(Records with drawing code)
--- Start ---

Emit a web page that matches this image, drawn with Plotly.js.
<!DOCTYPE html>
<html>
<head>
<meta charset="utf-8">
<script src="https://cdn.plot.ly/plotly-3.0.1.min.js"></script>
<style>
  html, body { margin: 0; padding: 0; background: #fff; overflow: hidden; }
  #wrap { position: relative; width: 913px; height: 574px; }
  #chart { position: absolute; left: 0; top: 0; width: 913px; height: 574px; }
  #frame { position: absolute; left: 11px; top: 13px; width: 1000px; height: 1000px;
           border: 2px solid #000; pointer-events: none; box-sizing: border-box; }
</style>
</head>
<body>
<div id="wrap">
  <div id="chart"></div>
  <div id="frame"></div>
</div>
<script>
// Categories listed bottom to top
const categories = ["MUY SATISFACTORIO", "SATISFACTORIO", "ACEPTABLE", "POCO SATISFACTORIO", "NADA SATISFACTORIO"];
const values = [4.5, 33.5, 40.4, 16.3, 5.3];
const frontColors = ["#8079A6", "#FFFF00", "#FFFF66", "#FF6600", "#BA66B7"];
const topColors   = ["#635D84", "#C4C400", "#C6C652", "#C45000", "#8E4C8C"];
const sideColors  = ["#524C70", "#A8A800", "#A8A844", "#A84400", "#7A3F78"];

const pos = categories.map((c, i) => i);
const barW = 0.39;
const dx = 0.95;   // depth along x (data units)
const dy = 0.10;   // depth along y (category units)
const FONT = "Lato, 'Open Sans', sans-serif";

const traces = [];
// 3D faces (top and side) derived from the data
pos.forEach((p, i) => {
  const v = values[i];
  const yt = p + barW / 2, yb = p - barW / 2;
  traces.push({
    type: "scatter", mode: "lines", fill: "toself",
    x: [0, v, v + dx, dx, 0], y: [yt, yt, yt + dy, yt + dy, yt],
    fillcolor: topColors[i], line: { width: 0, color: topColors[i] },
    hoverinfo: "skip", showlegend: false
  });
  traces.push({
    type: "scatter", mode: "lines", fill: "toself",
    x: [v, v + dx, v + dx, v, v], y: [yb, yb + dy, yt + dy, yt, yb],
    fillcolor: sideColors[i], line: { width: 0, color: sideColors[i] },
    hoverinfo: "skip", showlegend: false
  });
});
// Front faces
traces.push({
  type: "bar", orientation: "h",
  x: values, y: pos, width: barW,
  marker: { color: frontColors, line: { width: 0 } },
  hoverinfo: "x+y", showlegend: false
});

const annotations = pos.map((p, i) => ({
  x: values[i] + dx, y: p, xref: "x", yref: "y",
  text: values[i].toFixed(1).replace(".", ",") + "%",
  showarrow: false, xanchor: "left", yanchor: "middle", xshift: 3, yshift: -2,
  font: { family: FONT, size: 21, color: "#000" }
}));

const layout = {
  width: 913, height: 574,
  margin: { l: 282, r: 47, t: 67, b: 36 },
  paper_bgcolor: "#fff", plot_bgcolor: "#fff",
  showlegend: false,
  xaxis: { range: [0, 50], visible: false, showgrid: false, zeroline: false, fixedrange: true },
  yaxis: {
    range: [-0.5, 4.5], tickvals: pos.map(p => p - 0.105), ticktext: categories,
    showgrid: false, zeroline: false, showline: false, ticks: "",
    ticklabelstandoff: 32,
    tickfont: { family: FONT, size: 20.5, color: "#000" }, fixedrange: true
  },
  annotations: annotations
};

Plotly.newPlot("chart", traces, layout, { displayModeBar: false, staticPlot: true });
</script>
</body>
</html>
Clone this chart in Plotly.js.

--- End ---

**Written problem**
Reproduce the records word for word.

**Output for this exercise**
Emit a web page that matches this image, drawn with Plotly.js.
<!DOCTYPE html>
<html>
<head>
<meta charset="utf-8">
<script src="https://cdn.plot.ly/plotly-3.0.1.min.js"></script>
<style>
  html, body { margin: 0; padding: 0; background: #fff; overflow: hidden; }
  #wrap { position: relative; width: 913px; height: 574px; }
  #chart { position: absolute; left: 0; top: 0; width: 913px; height: 574px; }
  #frame { position: absolute; left: 11px; top: 13px; width: 1000px; height: 1000px;
           border: 2px solid #000; pointer-events: none; box-sizing: border-box; }
</style>
</head>
<body>
<div id="wrap">
  <div id="chart"></div>
  <div id="frame"></div>
</div>
<script>
// Categories listed bottom to top
const categories = ["MUY SATISFACTORIO", "SATISFACTORIO", "ACEPTABLE", "POCO SATISFACTORIO", "NADA SATISFACTORIO"];
const values = [4.5, 33.5, 40.4, 16.3, 5.3];
const frontColors = ["#8079A6", "#FFFF00", "#FFFF66", "#FF6600", "#BA66B7"];
const topColors   = ["#635D84", "#C4C400", "#C6C652", "#C45000", "#8E4C8C"];
const sideColors  = ["#524C70", "#A8A800", "#A8A844", "#A84400", "#7A3F78"];

const pos = categories.map((c, i) => i);
const barW = 0.39;
const dx = 0.95;   // depth along x (data units)
const dy = 0.10;   // depth along y (category units)
const FONT = "Lato, 'Open Sans', sans-serif";

const traces = [];
// 3D faces (top and side) derived from the data
pos.forEach((p, i) => {
  const v = values[i];
  const yt = p + barW / 2, yb = p - barW / 2;
  traces.push({
    type: "scatter", mode: "lines", fill: "toself",
    x: [0, v, v + dx, dx, 0], y: [yt, yt, yt + dy, yt + dy, yt],
    fillcolor: topColors[i], line: { width: 0, color: topColors[i] },
    hoverinfo: "skip", showlegend: false
  });
  traces.push({
    type: "scatter", mode: "lines", fill: "toself",
    x: [v, v + dx, v + dx, v, v], y: [yb, yb + dy, yt + dy, yt, yb],
    fillcolor: sideColors[i], line: { width: 0, color: sideColors[i] },
    hoverinfo: "skip", showlegend: false
  });
});
// Front faces
traces.push({
  type: "bar", orientation: "h",
  x: values, y: pos, width: barW,
  marker: { color: frontColors, line: { width: 0 } },
  hoverinfo: "x+y", showlegend: false
});

const annotations = pos.map((p, i) => ({
  x: values[i] + dx, y: p, xref: "x", yref: "y",
  text: values[i].toFixed(1).replace(".", ",") + "%",
  showarrow: false, xanchor: "left", yanchor: "middle", xshift: 3, yshift: -2,
  font: { family: FONT, size: 21, color: "#000" }
}));

const layout = {
  width: 913, height: 574,
  margin: { l: 282, r: 47, t: 67, b: 36 },
  paper_bgcolor: "#fff", plot_bgcolor: "#fff",
  showlegend: false,
  xaxis: { range: [0, 50], visible: false, showgrid: false, zeroline: false, fixedrange: true },
  yaxis: {
    range: [-0.5, 4.5], tickvals: pos.map(p => p - 0.105), ticktext: categories,
    showgrid: false, zeroline: false, showline: false, ticks: "",
    ticklabelstandoff: 32,
    tickfont: { family: FONT, size: 20.5, color: "#000" }, fixedrange: true
  },
  annotations: annotations
};

Plotly.newPlot("chart", traces, layout, { displayModeBar: false, staticPlot: true });
</script>
</body>
</html>
Clone this chart in Plotly.js.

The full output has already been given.